[Start of TASK DATA]

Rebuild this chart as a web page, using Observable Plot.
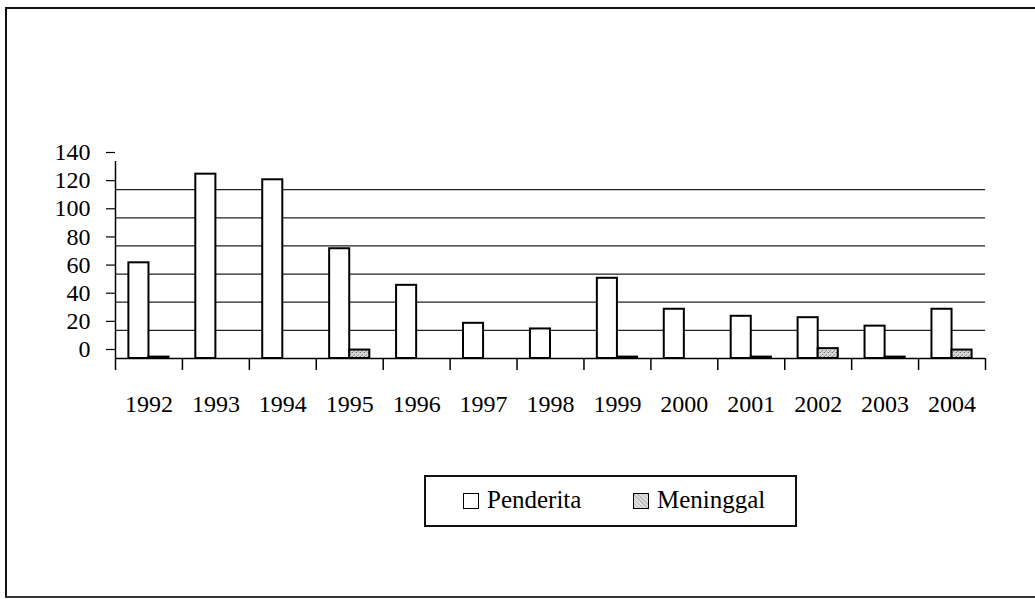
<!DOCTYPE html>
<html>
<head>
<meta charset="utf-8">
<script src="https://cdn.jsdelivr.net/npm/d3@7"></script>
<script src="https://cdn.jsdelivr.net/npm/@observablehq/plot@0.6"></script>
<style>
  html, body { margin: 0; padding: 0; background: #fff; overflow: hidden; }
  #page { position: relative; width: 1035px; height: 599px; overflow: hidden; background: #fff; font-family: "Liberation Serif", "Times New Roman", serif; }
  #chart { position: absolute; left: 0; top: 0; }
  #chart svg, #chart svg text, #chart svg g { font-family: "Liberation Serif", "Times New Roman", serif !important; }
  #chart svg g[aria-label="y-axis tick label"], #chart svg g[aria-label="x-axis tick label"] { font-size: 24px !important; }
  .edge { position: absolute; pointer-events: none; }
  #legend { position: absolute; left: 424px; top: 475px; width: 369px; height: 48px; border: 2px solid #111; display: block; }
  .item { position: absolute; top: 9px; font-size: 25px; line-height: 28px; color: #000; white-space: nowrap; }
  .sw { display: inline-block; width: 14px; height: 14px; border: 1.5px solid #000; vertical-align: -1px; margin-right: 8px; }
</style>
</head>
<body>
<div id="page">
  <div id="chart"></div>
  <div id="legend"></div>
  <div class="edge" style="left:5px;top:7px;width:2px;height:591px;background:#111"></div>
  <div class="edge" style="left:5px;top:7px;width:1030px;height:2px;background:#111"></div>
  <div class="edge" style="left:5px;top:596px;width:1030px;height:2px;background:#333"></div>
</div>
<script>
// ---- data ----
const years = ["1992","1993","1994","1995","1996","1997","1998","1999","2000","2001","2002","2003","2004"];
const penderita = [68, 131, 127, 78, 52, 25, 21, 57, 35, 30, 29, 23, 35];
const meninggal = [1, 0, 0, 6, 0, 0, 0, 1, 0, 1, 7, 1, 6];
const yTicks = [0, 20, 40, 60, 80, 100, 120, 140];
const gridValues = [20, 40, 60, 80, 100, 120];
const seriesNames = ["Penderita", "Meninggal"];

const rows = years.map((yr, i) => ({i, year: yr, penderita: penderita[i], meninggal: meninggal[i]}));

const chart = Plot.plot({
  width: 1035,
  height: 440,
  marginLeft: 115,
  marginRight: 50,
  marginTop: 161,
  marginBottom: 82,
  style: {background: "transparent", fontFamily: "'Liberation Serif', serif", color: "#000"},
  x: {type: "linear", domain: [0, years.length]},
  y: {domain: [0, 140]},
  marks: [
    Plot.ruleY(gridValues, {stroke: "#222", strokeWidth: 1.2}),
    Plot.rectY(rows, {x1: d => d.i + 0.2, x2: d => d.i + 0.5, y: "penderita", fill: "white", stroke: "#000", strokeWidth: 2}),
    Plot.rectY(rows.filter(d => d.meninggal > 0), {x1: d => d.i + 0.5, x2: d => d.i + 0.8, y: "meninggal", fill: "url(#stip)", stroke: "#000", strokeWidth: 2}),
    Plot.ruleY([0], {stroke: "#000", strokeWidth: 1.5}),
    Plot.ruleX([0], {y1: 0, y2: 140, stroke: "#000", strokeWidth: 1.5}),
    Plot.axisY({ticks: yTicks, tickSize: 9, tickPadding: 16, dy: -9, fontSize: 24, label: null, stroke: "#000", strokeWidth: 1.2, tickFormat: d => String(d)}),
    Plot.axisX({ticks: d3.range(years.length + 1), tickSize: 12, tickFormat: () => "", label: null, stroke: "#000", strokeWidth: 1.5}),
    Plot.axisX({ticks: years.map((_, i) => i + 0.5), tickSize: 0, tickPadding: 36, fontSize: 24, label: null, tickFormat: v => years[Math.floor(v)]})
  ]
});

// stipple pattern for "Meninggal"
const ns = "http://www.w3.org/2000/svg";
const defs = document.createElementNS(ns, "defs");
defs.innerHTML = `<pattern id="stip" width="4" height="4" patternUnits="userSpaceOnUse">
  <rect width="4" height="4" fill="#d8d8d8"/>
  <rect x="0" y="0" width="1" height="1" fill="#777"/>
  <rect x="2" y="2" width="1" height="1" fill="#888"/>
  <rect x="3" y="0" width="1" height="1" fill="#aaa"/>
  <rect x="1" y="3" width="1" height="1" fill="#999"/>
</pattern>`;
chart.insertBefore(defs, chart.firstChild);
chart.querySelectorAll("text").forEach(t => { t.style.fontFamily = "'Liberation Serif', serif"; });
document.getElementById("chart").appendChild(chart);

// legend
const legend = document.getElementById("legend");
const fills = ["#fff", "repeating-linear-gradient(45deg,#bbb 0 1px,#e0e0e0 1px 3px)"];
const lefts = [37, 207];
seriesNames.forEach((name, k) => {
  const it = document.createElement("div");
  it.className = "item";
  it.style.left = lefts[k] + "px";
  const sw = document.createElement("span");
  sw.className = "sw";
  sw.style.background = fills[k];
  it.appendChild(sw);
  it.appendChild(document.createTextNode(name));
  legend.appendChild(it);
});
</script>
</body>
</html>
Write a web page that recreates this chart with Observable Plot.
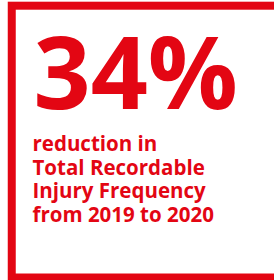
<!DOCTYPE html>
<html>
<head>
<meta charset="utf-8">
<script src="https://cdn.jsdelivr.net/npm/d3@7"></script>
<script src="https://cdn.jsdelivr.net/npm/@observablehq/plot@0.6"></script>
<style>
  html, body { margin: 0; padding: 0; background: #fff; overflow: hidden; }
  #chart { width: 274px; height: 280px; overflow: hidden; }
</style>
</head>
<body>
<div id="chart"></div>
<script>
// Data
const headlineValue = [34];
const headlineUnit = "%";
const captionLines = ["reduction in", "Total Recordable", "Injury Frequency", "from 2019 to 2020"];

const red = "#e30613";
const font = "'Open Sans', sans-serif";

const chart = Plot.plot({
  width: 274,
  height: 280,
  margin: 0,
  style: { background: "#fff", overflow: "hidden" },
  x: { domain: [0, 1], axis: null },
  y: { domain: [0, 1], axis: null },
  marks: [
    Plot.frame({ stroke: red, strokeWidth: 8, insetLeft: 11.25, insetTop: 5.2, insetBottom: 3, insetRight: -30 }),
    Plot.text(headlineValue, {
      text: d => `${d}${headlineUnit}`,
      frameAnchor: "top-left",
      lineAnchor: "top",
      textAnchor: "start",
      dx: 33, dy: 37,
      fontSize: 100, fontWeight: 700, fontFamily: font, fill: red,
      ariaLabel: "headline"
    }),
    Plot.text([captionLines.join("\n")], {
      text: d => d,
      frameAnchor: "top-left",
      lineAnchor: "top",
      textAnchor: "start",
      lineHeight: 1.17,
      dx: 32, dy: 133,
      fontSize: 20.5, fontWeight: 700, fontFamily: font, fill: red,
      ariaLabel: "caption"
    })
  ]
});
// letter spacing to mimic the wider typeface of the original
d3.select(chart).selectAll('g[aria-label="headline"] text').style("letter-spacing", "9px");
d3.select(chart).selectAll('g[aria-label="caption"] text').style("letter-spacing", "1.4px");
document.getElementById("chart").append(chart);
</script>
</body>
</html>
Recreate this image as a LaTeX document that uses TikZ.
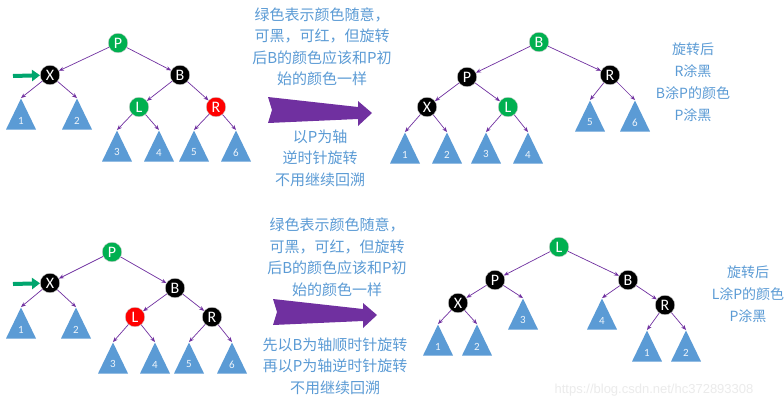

[End of TASK DATA]

### GOAL
From the records above, pick out and copy each line holding the word "page".

### EXERCISE RESULT
Rebuild this chart as a web page, using Observable Plot.
  #page { position: relative; width: 1035px; height: 599px; overflow: hidden; background: #fff; font-family: "Liberation Serif", "Times New Roman", serif; }
<div id="page">
Write a web page that recreates this chart with Observable Plot.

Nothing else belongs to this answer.